THE OCLOYIC (ORDOVICIAN) PERIPHERAL FORELAND BASIN AND ACCRETION OF THE ARGENTINE PRECORDILLERA MICROCONTINENT TO WESTERN GONDWANA
A regionally diachronous, westward progressing, upward transition from the carbonate bank to graptolite-rich black shales denotes initial subsidence of the foreland basin in early Middle Ordovician time. Above the black shales, westward-prograding conglomeratic turbidites include rounded clasts (~15-cm-scale) of igneous rocks and quartzite from an extrabasinal orogenic source and large (~5-m-scale) blocky olistoliths of limestone and black shale from a thin intrabasinal stratigraphic interval at the top of the Precordillera carbonate bank. Thin-skinned thrust sheets, detached near the top of the carbonate-bank stratigraphy, propagated into the foreland basin during deposition of the coarse turbidites, and supplied the large intrabasinal olistoliths. Progradation of turbidites continued through Middle and early Late Ordovician. West-flowing (transverse) paleocurrents in the east diverge westward into north-and-south-flowing (longitudinal) paleocurrents, consistent with basin-scale turbidity flows from an orogenic provenance on the east in the internides of the Ocloyic orogen, where top-to-west shear zones are associated with Ordovician and older metamorphic and igneous rocks. In the distal foreland to the west, shallowing-upward carbonates, coeval with the clastic wedge, mark the location of a peripheral forebulge.

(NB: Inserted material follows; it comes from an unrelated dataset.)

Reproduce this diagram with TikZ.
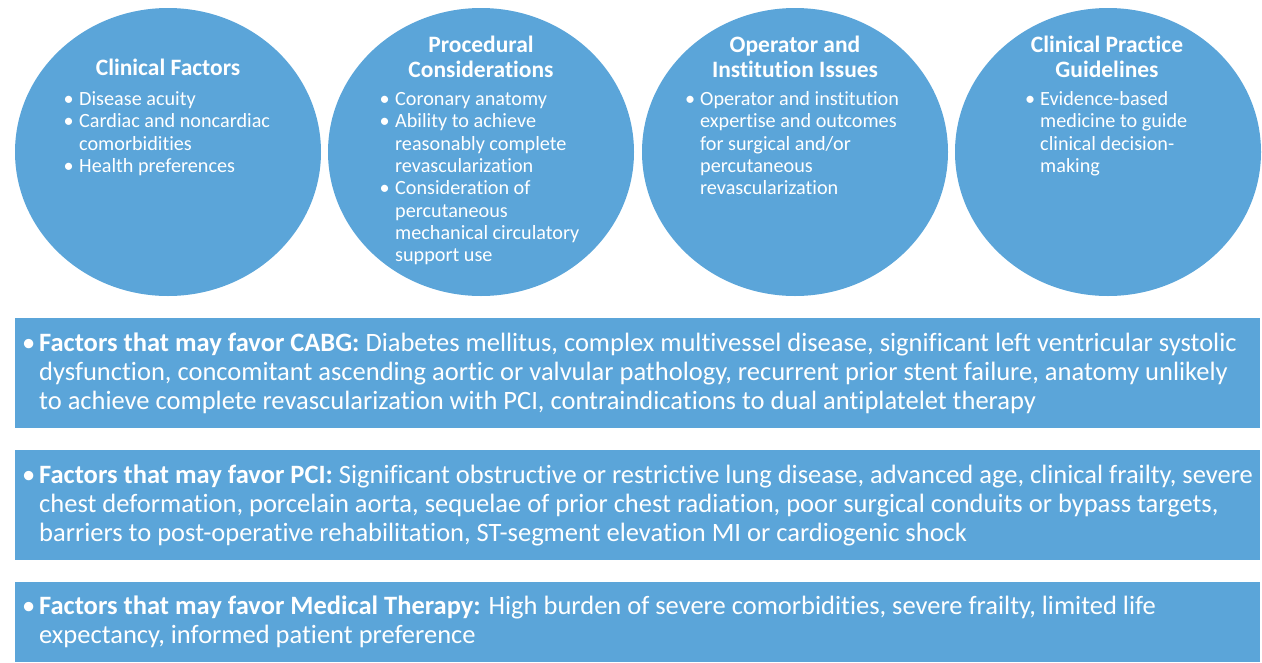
\documentclass[tikz,border=0pt]{standalone}
\usepackage{fontspec}
\setmainfont{Carlito}[Ligatures=NoCommon]
\usetikzlibrary{shapes}
\definecolor{jaccblue}{HTML}{5BA5D9}
\newcommand{\bl}[1][21pt]{\makebox[#1][c]{•}}

\begin{document}
\begin{tikzpicture}[x=1pt,y=-1pt,
  factor/.style={ellipse,fill=jaccblue,minimum width=306pt,minimum height=288pt,inner sep=0pt},
  factortitle/.style={text=white,anchor=base,inner sep=0pt,font=\bfseries\fontsize{23.5}{25}\selectfont},
  factorlist/.style={text=white,anchor=base west,inner sep=0pt,font=\fontsize{20.2}{22.3}\selectfont},
  favorbox/.style={rectangle,fill=jaccblue,anchor=north west,minimum width=1245pt,minimum height=110pt,inner sep=0pt},
  favortext/.style={text=white,anchor=base west,inner sep=0pt,font=\fontsize{26.5}{29}\selectfont}]
\useasboundingbox (0,0) rectangle (1262,662);

\node[factor] (c0) at (168,152) {};
\node[factor] (c1) at (481,152) {};
\node[factor] (c2) at (795,152) {};
\node[factor] (c3) at (1108,152) {};

\node[factortitle] (t0) at (168,75) {\begin{tabular}[t]{@{}c@{}}Clinical Factors\end{tabular}};
\node[factortitle] (t1) at (481,52) {\begin{tabular}[t]{@{}c@{}}Procedural\\ Considerations\end{tabular}};
\node[factortitle] (t2) at (795,52) {\begin{tabular}[t]{@{}c@{}}Operator and\\ Institution Issues\end{tabular}};
\node[factortitle] (t3) at (1107,52) {\begin{tabular}[t]{@{}c@{}}Clinical Practice\\ Guidelines\end{tabular}};

\node[factorlist] (l0) at (58,105.5) {\begin{tabular}[t]{@{}l@{}l@{}}
\bl & Disease acuity\\
\bl & Cardiac and noncardiac\\
 & comorbidities\\
\bl & Health preferences
\end{tabular}};
\node[factorlist] (l1) at (374,105.5) {\begin{tabular}[t]{@{}l@{}l@{}}
\bl & Coronary anatomy\\
\bl & Ability to achieve\\
 & reasonably complete\\
 & revascularization\\
\bl & Consideration of\\
 & percutaneous\\
 & mechanical circulatory\\
 & support use
\end{tabular}};
\node[factorlist] (l2) at (680,105.5) {\begin{tabular}[t]{@{}l@{}l@{}}
\bl[20pt] & Operator and institution\\
 & expertise and outcomes\\
 & for surgical and/or\\
 & percutaneous\\
 & revascularization
\end{tabular}};
\node[factorlist] (l3) at (1020,105.5) {\begin{tabular}[t]{@{}l@{}l@{}}
\bl[20pt] & Evidence-based\\
 & medicine to guide\\
 & clinical decision-\\
 & making
\end{tabular}};

\node[favorbox] (b0) at (15,318) {};
\node[favorbox] (b1) at (15,450) {};
\node[favorbox,minimum height=80pt] (b2) at (15,582) {};

\node[favortext] (f0) at (18,351) {\begin{tabular}[t]{@{}l@{}l@{}}
\bl & \textbf{Factors that may favor CABG:} Diabetes mellitus, complex multivessel disease, significant left ventricular systolic\\
 & dysfunction, concomitant ascending aortic or valvular pathology, recurrent prior stent failure, anatomy unlikely\\
 & to achieve complete revascularization with PCI, contraindications to dual antiplatelet therapy
\end{tabular}};
\node[favortext] (f1) at (18,483) {\begin{tabular}[t]{@{}l@{}l@{}}
\bl & \textbf{Factors that may favor PCI:} Significant obstructive or restrictive lung disease, advanced age, clinical frailty, severe\\
 & chest deformation, porcelain aorta, sequelae of prior chest radiation, poor surgical conduits or bypass targets,\\
 & barriers to post-operative rehabilitation, ST-segment elevation MI or cardiogenic shock
\end{tabular}};
\node[favortext] (f2) at (18,614) {\begin{tabular}[t]{@{}l@{}l@{}}
\bl & \textbf{Factors that may favor Medical Therapy:} High burden of severe comorbidities, severe frailty, limited life\\
 & expectancy, informed patient preference
\end{tabular}};
\end{tikzpicture}
\end{document}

The Famatina volcanic arc east of the Precordillera documents Ordovician subduction volcanism on the western Gondwana upper-plate margin. Famatina-derived K-bentonite beds extended throughout the Ocloyic foreland basin; however, no Famatina detritus has been recognized in the foreland-basin sediment, similar to provenance indicators in other foreland basins. Petrographic and isotopic data indicate a primary provenance in crystalline rocks of the orogenic hinterland, now exposed between the Precordillera and Famatina.